__TASK GOAL__: All entries are to be quoted exactly; the images stay out of the copy.
=== RECORD EXTRACTS ===
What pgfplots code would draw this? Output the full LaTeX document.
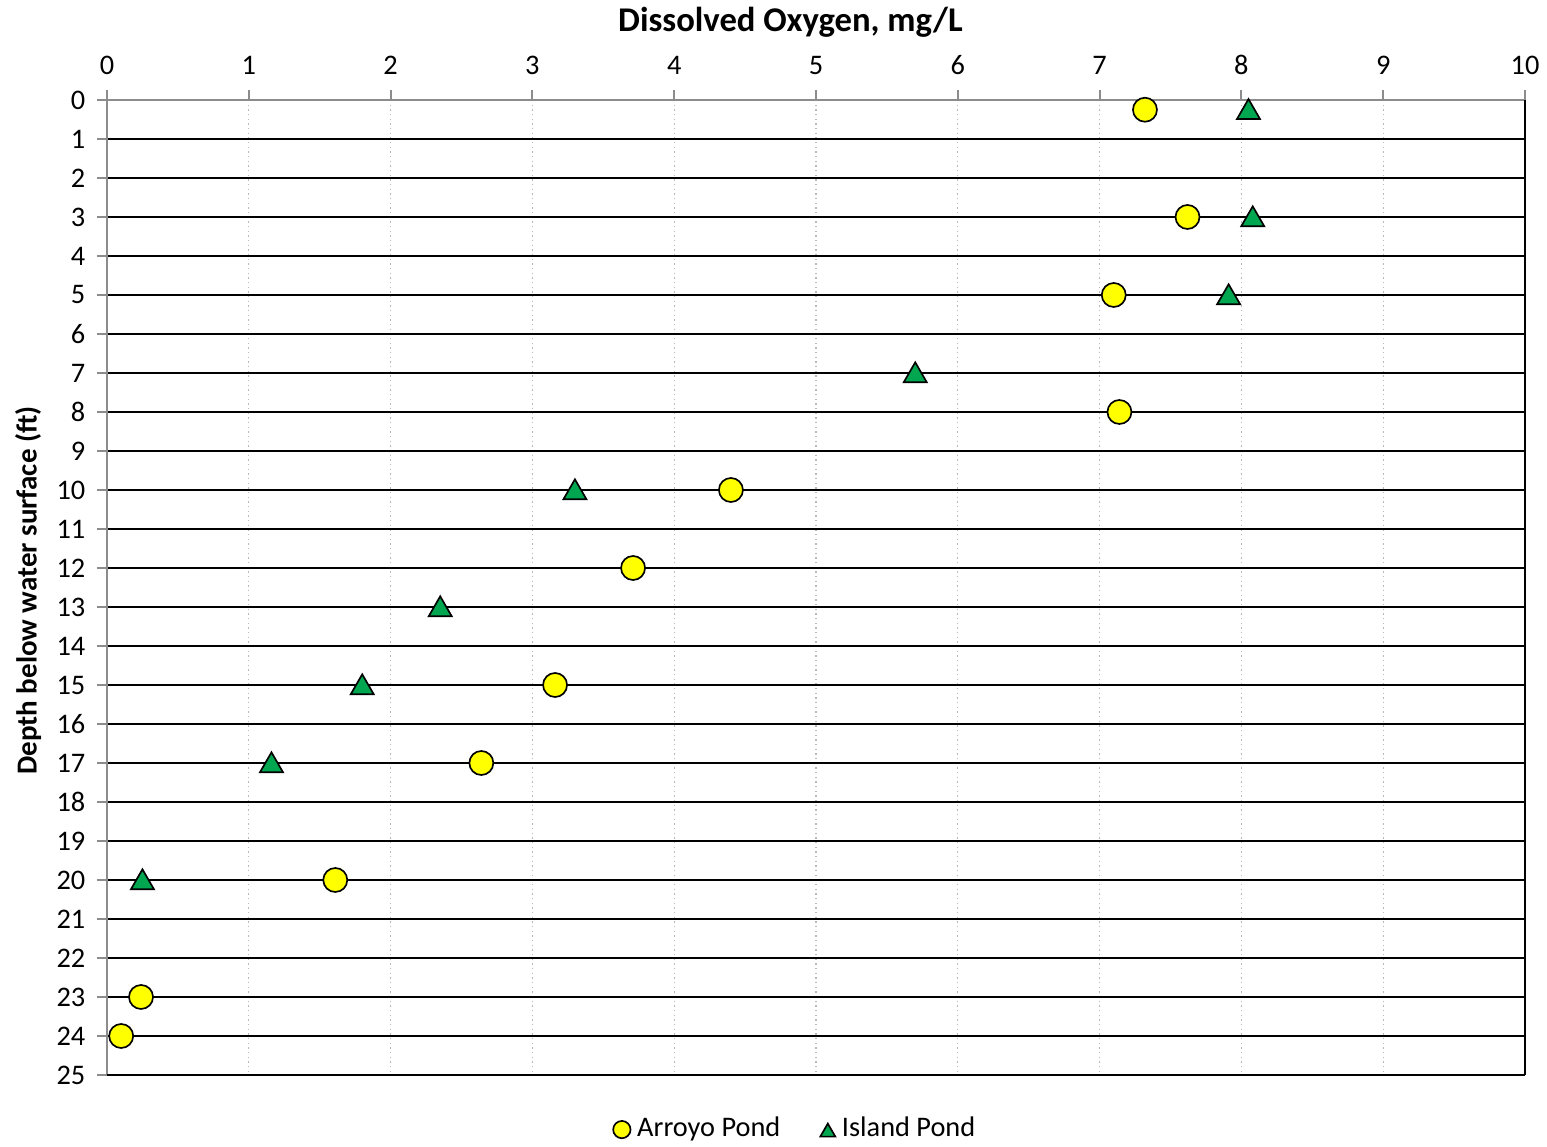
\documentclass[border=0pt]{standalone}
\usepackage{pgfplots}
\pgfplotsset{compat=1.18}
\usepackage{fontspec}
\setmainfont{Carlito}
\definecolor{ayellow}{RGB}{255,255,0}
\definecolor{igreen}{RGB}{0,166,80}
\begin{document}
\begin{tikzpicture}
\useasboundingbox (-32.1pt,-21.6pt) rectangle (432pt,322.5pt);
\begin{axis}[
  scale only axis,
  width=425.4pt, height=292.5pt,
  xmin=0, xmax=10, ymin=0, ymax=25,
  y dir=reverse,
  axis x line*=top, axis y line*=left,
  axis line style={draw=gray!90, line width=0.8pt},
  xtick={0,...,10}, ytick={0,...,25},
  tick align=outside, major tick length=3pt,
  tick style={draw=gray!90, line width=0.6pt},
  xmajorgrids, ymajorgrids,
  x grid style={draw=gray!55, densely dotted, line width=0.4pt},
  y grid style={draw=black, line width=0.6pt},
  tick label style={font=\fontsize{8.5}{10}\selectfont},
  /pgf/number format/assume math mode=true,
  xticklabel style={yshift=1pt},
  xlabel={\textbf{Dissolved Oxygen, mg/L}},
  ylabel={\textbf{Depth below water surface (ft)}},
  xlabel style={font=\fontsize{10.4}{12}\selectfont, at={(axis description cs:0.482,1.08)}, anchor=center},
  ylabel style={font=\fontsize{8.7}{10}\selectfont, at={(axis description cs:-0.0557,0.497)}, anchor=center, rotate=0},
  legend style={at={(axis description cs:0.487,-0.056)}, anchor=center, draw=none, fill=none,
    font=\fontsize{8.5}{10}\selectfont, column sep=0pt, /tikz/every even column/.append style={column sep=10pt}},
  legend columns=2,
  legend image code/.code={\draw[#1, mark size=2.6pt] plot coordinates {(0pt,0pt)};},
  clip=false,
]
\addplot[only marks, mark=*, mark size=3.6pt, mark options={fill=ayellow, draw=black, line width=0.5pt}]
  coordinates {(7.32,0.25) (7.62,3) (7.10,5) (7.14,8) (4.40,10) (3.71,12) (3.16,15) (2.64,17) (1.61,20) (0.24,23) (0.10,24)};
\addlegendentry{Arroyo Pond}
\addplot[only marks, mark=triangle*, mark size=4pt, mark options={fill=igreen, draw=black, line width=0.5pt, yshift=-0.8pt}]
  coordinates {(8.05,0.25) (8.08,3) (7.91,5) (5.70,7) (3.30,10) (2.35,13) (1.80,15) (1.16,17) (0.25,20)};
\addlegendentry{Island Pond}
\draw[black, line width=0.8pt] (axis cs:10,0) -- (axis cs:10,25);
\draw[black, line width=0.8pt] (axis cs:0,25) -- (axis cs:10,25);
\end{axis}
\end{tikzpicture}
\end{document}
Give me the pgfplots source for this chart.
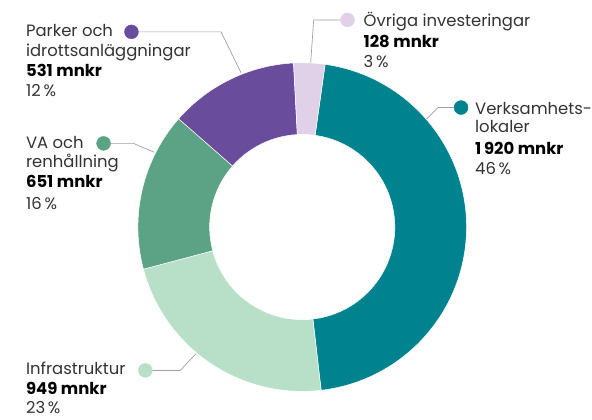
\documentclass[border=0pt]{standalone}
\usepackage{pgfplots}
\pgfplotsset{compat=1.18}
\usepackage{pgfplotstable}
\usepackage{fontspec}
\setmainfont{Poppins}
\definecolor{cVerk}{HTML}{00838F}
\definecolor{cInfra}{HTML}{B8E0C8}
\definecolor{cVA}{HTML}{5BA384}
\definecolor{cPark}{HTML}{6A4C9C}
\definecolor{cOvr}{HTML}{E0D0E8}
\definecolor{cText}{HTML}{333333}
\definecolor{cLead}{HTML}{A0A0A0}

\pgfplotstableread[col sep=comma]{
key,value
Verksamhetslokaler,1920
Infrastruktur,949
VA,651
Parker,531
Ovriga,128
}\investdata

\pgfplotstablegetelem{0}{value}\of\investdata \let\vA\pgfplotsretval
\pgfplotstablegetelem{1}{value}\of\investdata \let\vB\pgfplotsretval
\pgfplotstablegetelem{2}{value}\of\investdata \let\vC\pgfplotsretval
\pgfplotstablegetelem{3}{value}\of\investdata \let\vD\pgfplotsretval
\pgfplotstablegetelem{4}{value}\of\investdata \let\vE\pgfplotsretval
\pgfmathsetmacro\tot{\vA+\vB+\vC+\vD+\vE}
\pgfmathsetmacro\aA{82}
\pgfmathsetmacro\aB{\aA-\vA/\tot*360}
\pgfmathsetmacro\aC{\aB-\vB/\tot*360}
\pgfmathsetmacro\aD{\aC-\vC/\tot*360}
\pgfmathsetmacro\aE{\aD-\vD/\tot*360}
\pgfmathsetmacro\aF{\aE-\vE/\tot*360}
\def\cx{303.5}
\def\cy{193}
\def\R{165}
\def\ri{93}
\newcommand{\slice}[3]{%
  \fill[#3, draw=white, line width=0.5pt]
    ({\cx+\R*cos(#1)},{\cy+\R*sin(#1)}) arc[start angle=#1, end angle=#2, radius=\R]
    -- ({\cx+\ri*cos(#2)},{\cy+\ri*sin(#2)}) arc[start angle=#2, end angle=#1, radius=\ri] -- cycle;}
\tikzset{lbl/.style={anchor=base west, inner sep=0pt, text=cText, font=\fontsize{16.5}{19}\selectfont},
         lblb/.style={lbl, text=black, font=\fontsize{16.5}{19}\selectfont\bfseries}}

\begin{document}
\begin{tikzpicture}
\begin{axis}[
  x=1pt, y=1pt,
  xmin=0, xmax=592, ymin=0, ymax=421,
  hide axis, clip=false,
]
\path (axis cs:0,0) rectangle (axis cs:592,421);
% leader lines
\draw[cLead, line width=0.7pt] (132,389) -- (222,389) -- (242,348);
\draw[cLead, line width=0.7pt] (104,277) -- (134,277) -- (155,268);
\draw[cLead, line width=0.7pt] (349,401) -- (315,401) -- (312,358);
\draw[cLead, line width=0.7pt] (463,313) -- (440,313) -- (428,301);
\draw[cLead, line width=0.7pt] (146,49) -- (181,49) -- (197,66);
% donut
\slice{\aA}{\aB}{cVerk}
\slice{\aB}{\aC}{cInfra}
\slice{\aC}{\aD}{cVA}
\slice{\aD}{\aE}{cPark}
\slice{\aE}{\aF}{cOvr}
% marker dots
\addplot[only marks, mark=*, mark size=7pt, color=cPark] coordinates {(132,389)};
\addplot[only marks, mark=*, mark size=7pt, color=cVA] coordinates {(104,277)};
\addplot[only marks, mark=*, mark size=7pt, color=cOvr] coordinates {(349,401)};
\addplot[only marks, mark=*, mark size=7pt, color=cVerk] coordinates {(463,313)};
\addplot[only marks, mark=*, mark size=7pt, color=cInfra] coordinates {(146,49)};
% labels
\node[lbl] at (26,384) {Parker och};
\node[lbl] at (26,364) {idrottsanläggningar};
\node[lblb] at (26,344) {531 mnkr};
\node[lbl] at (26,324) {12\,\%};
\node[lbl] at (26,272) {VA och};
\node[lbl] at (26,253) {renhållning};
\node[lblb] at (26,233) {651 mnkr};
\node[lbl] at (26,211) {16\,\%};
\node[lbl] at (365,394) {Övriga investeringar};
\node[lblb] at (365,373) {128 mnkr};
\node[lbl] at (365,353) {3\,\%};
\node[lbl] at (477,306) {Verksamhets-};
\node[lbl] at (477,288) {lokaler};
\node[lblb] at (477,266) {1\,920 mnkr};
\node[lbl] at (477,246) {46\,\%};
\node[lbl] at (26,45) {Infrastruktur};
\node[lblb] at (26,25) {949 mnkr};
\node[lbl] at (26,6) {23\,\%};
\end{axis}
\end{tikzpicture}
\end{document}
===
__SOLUTION FOR THIS TASK__:
What pgfplots code would draw this? Output the full LaTeX document.
\documentclass[border=0pt]{standalone}
\usepackage{pgfplots}
\pgfplotsset{compat=1.18}
\usepackage{fontspec}
\setmainfont{Carlito}
\definecolor{ayellow}{RGB}{255,255,0}
\definecolor{igreen}{RGB}{0,166,80}
\begin{document}
\begin{tikzpicture}
\useasboundingbox (-32.1pt,-21.6pt) rectangle (432pt,322.5pt);
\begin{axis}[
  scale only axis,
  width=425.4pt, height=292.5pt,
  xmin=0, xmax=10, ymin=0, ymax=25,
  y dir=reverse,
  axis x line*=top, axis y line*=left,
  axis line style={draw=gray!90, line width=0.8pt},
  xtick={0,...,10}, ytick={0,...,25},
  tick align=outside, major tick length=3pt,
  tick style={draw=gray!90, line width=0.6pt},
  xmajorgrids, ymajorgrids,
  x grid style={draw=gray!55, densely dotted, line width=0.4pt},
  y grid style={draw=black, line width=0.6pt},
  tick label style={font=\fontsize{8.5}{10}\selectfont},
  /pgf/number format/assume math mode=true,
  xticklabel style={yshift=1pt},
  xlabel={\textbf{Dissolved Oxygen, mg/L}},
  ylabel={\textbf{Depth below water surface (ft)}},
  xlabel style={font=\fontsize{10.4}{12}\selectfont, at={(axis description cs:0.482,1.08)}, anchor=center},
  ylabel style={font=\fontsize{8.7}{10}\selectfont, at={(axis description cs:-0.0557,0.497)}, anchor=center, rotate=0},
  legend style={at={(axis description cs:0.487,-0.056)}, anchor=center, draw=none, fill=none,
    font=\fontsize{8.5}{10}\selectfont, column sep=0pt, /tikz/every even column/.append style={column sep=10pt}},
  legend columns=2,
  legend image code/.code={\draw[#1, mark size=2.6pt] plot coordinates {(0pt,0pt)};},
  clip=false,
]
\addplot[only marks, mark=*, mark size=3.6pt, mark options={fill=ayellow, draw=black, line width=0.5pt}]
  coordinates {(7.32,0.25) (7.62,3) (7.10,5) (7.14,8) (4.40,10) (3.71,12) (3.16,15) (2.64,17) (1.61,20) (0.24,23) (0.10,24)};
\addlegendentry{Arroyo Pond}
\addplot[only marks, mark=triangle*, mark size=4pt, mark options={fill=igreen, draw=black, line width=0.5pt, yshift=-0.8pt}]
  coordinates {(8.05,0.25) (8.08,3) (7.91,5) (5.70,7) (3.30,10) (2.35,13) (1.80,15) (1.16,17) (0.25,20)};
\addlegendentry{Island Pond}
\draw[black, line width=0.8pt] (axis cs:10,0) -- (axis cs:10,25);
\draw[black, line width=0.8pt] (axis cs:0,25) -- (axis cs:10,25);
\end{axis}
\end{tikzpicture}
\end{document}
Give me the pgfplots source for this chart.
\documentclass[border=0pt]{standalone}
\usepackage{pgfplots}
\pgfplotsset{compat=1.18}
\usepackage{pgfplotstable}
\usepackage{fontspec}
\setmainfont{Poppins}
\definecolor{cVerk}{HTML}{00838F}
\definecolor{cInfra}{HTML}{B8E0C8}
\definecolor{cVA}{HTML}{5BA384}
\definecolor{cPark}{HTML}{6A4C9C}
\definecolor{cOvr}{HTML}{E0D0E8}
\definecolor{cText}{HTML}{333333}
\definecolor{cLead}{HTML}{A0A0A0}

\pgfplotstableread[col sep=comma]{
key,value
Verksamhetslokaler,1920
Infrastruktur,949
VA,651
Parker,531
Ovriga,128
}\investdata

\pgfplotstablegetelem{0}{value}\of\investdata \let\vA\pgfplotsretval
\pgfplotstablegetelem{1}{value}\of\investdata \let\vB\pgfplotsretval
\pgfplotstablegetelem{2}{value}\of\investdata \let\vC\pgfplotsretval
\pgfplotstablegetelem{3}{value}\of\investdata \let\vD\pgfplotsretval
\pgfplotstablegetelem{4}{value}\of\investdata \let\vE\pgfplotsretval
\pgfmathsetmacro\tot{\vA+\vB+\vC+\vD+\vE}
\pgfmathsetmacro\aA{82}
\pgfmathsetmacro\aB{\aA-\vA/\tot*360}
\pgfmathsetmacro\aC{\aB-\vB/\tot*360}
\pgfmathsetmacro\aD{\aC-\vC/\tot*360}
\pgfmathsetmacro\aE{\aD-\vD/\tot*360}
\pgfmathsetmacro\aF{\aE-\vE/\tot*360}
\def\cx{303.5}
\def\cy{193}
\def\R{165}
\def\ri{93}
\newcommand{\slice}[3]{%
  \fill[#3, draw=white, line width=0.5pt]
    ({\cx+\R*cos(#1)},{\cy+\R*sin(#1)}) arc[start angle=#1, end angle=#2, radius=\R]
    -- ({\cx+\ri*cos(#2)},{\cy+\ri*sin(#2)}) arc[start angle=#2, end angle=#1, radius=\ri] -- cycle;}
\tikzset{lbl/.style={anchor=base west, inner sep=0pt, text=cText, font=\fontsize{16.5}{19}\selectfont},
         lblb/.style={lbl, text=black, font=\fontsize{16.5}{19}\selectfont\bfseries}}

\begin{document}
\begin{tikzpicture}
\begin{axis}[
  x=1pt, y=1pt,
  xmin=0, xmax=592, ymin=0, ymax=421,
  hide axis, clip=false,
]
\path (axis cs:0,0) rectangle (axis cs:592,421);
% leader lines
\draw[cLead, line width=0.7pt] (132,389) -- (222,389) -- (242,348);
\draw[cLead, line width=0.7pt] (104,277) -- (134,277) -- (155,268);
\draw[cLead, line width=0.7pt] (349,401) -- (315,401) -- (312,358);
\draw[cLead, line width=0.7pt] (463,313) -- (440,313) -- (428,301);
\draw[cLead, line width=0.7pt] (146,49) -- (181,49) -- (197,66);
% donut
\slice{\aA}{\aB}{cVerk}
\slice{\aB}{\aC}{cInfra}
\slice{\aC}{\aD}{cVA}
\slice{\aD}{\aE}{cPark}
\slice{\aE}{\aF}{cOvr}
% marker dots
\addplot[only marks, mark=*, mark size=7pt, color=cPark] coordinates {(132,389)};
\addplot[only marks, mark=*, mark size=7pt, color=cVA] coordinates {(104,277)};
\addplot[only marks, mark=*, mark size=7pt, color=cOvr] coordinates {(349,401)};
\addplot[only marks, mark=*, mark size=7pt, color=cVerk] coordinates {(463,313)};
\addplot[only marks, mark=*, mark size=7pt, color=cInfra] coordinates {(146,49)};
% labels
\node[lbl] at (26,384) {Parker och};
\node[lbl] at (26,364) {idrottsanläggningar};
\node[lblb] at (26,344) {531 mnkr};
\node[lbl] at (26,324) {12\,\%};
\node[lbl] at (26,272) {VA och};
\node[lbl] at (26,253) {renhållning};
\node[lblb] at (26,233) {651 mnkr};
\node[lbl] at (26,211) {16\,\%};
\node[lbl] at (365,394) {Övriga investeringar};
\node[lblb] at (365,373) {128 mnkr};
\node[lbl] at (365,353) {3\,\%};
\node[lbl] at (477,306) {Verksamhets-};
\node[lbl] at (477,288) {lokaler};
\node[lblb] at (477,266) {1\,920 mnkr};
\node[lbl] at (477,246) {46\,\%};
\node[lbl] at (26,45) {Infrastruktur};
\node[lblb] at (26,25) {949 mnkr};
\node[lbl] at (26,6) {23\,\%};
\end{axis}
\end{tikzpicture}
\end{document}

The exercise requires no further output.